Sunday, March 16, 2014
When I was young and struggling, I owned a car that was struggling too. A faded red VW Beetle, a car with smiling curves and winking headlights that despite its rust, radiated cheer and light. A car that wasn't really meant to hold up to a Midwestern winter.
Every winter night I parked it at the top of a sloping snowy hill, and hurried down to the house I shared with 4 roommates. And every morning I got up and ran four or five miles through the icy streets, getting in my workout, knowing if my hair froze at the edge of my hat, my car would not start. Again.
I sometimes think I started running that year just so I could find a way to stay warm.
I would come home, shower, change clothes.
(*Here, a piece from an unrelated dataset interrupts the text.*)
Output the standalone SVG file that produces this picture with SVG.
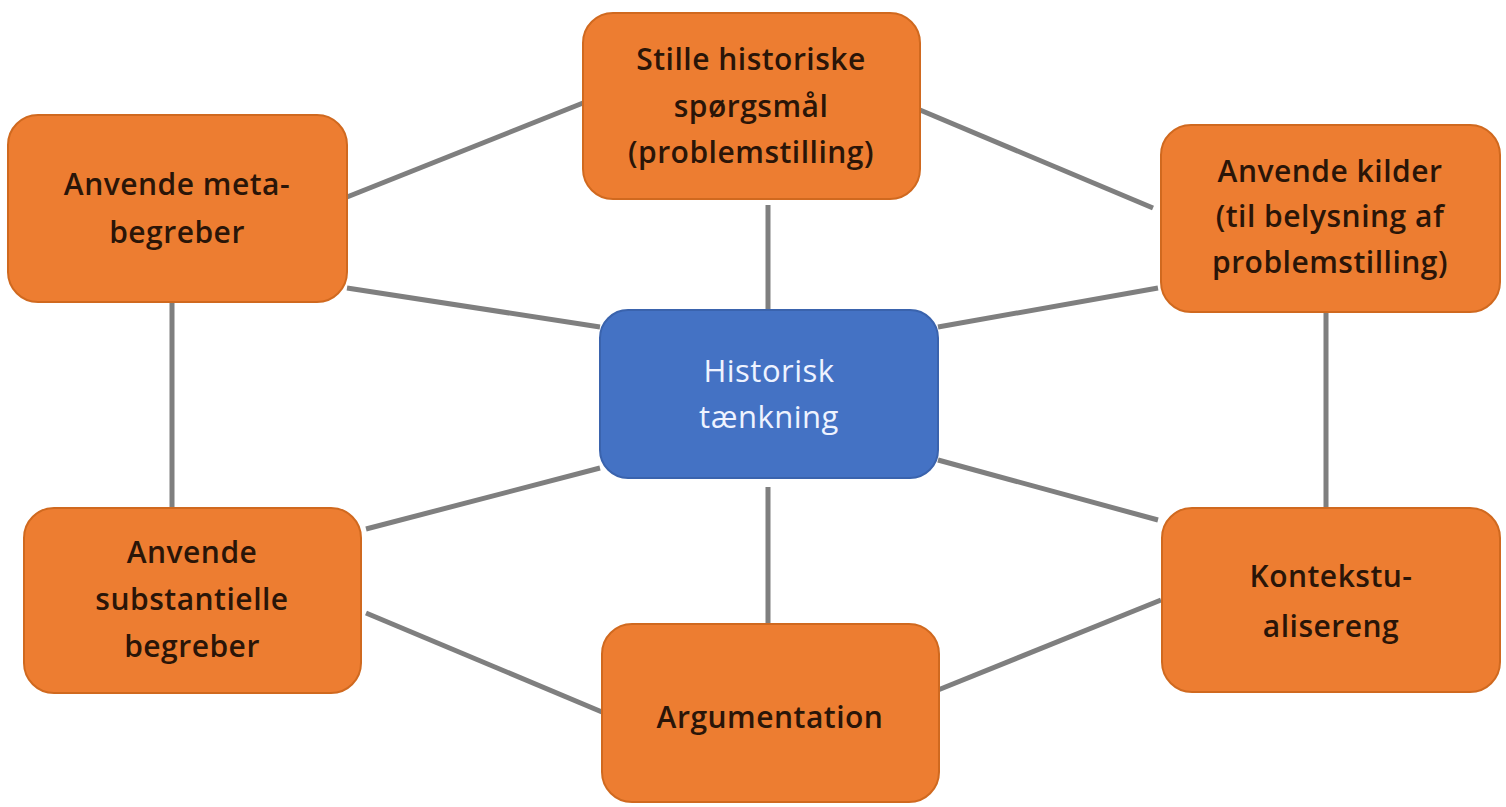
<svg xmlns="http://www.w3.org/2000/svg" width="1506" height="807" viewBox="0 0 1506 807">
<style>
.box{fill:#ED7D31;stroke:#D0691F;stroke-width:2}
.center{fill:#4472C4;stroke:#3A63AD;stroke-width:2}
.lbl{font-family:"Open Sans","Liberation Sans",sans-serif;font-size:30px;font-weight:600;letter-spacing:0.5px;fill:#2A1508;text-anchor:middle}
.lblw{font-family:"Open Sans","Liberation Sans",sans-serif;font-size:31px;font-weight:400;letter-spacing:0.5px;fill:#EEF3FF;text-anchor:middle}
.conn line{stroke:#7F7F7F;stroke-width:5;stroke-linecap:butt}
</style>
<rect width="1506" height="807" fill="#FFFFFF"/>
<g class="conn" id="connectors">
<line x1="347" y1="197" x2="583" y2="103"/>
<line x1="920" y1="110" x2="1153" y2="208"/>
<line x1="768" y1="205" x2="768" y2="310"/>
<line x1="347" y1="288" x2="600" y2="327"/>
<line x1="938" y1="327" x2="1158" y2="288"/>
<line x1="172" y1="302" x2="172" y2="508"/>
<line x1="1326" y1="312" x2="1326" y2="508"/>
<line x1="600" y1="468" x2="366" y2="529"/>
<line x1="938" y1="460" x2="1158" y2="520"/>
<line x1="768" y1="487" x2="768" y2="624"/>
<line x1="366" y1="613" x2="602" y2="712"/>
<line x1="1161" y1="600" x2="938" y2="690"/>
</g>
<g id="node-stille">
<rect class="box" x="583" y="13" width="337" height="186" rx="30"/>
<text class="lbl" x="751" y="70">Stille historiske</text>
<text class="lbl" x="751" y="117">spørgsmål</text>
<text class="lbl" x="751" y="163">(problemstilling)</text>
</g>
<g id="node-meta">
<rect class="box" x="8" y="115" width="339" height="187" rx="30"/>
<text class="lbl" x="177" y="195">Anvende meta-</text>
<text class="lbl" x="177" y="243">begreber</text>
</g>
<g id="node-kilder">
<rect class="box" x="1161" y="125" width="339" height="187" rx="30"/>
<text class="lbl" x="1330" y="182">Anvende kilder</text>
<text class="lbl" x="1330" y="227">(til belysning af</text>
<text class="lbl" x="1330" y="273">problemstilling)</text>
</g>
<g id="node-center">
<rect class="center" x="600" y="310" width="338" height="168" rx="28"/>
<text class="lblw" x="769" y="382">Historisk</text>
<text class="lblw" x="769" y="428">tænkning</text>
</g>
<g id="node-substantielle">
<rect class="box" x="24" y="508" width="337" height="185" rx="30"/>
<text class="lbl" x="192" y="563">Anvende</text>
<text class="lbl" x="192" y="610">substantielle</text>
<text class="lbl" x="192" y="657">begreber</text>
</g>
<g id="node-kontekst">
<rect class="box" x="1162" y="508" width="338" height="184" rx="30"/>
<text class="lbl" x="1331" y="587">Kontekstu-</text>
<text class="lbl" x="1331" y="637">alisereng</text>
</g>
<g id="node-argumentation">
<rect class="box" x="602" y="624" width="337" height="178" rx="30"/>
<text class="lbl" x="770" y="728">Argumentation</text>
</g>
</svg>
Then head up the hill, where I sprayed the door lock with de-icer, lowered the brake, and jumpstarted the battery by letting it roll downhill and catch. My battery, dead every morning, yet brought back to life by gravity every day.
I don't think I'm exaggerating when I say my roommates and I did this for perhaps 40 days in a row one winter. I couldn't afford a new car. I couldn't afford a new battery. I couldn't afford to live somewhere with a garage. And so, our cars froze.
This winter, when it seems to have snowed on the East Coast every other day for months, I am reminded of that winter in Illinois. I am reminded of how cold I was growing up there, how my eyelashes crystallized if I dared to cry, how my knees looked blue when I pulled off my tights, how I would walk home from ice skating at the pond without being able to feel my toes.
I am reminded of the snow drifts so high and so heavy, you couldn't open your front door. My father had to jump out a second floor window to get out to shovel snow.
And, most importantly, I am reminded how my roommates helped me with my car, teaching me that technique. And I remember that when I was out jogging in the worst weather, I would spend half my time pushing cars out of snow drifts when they got stuck.
You can hate winter all you want. But you can't ignore it. Like a toddler throwing a tantrum, it forces you to pay attention. Deal with me, it says. It will build character. It will help you help each other.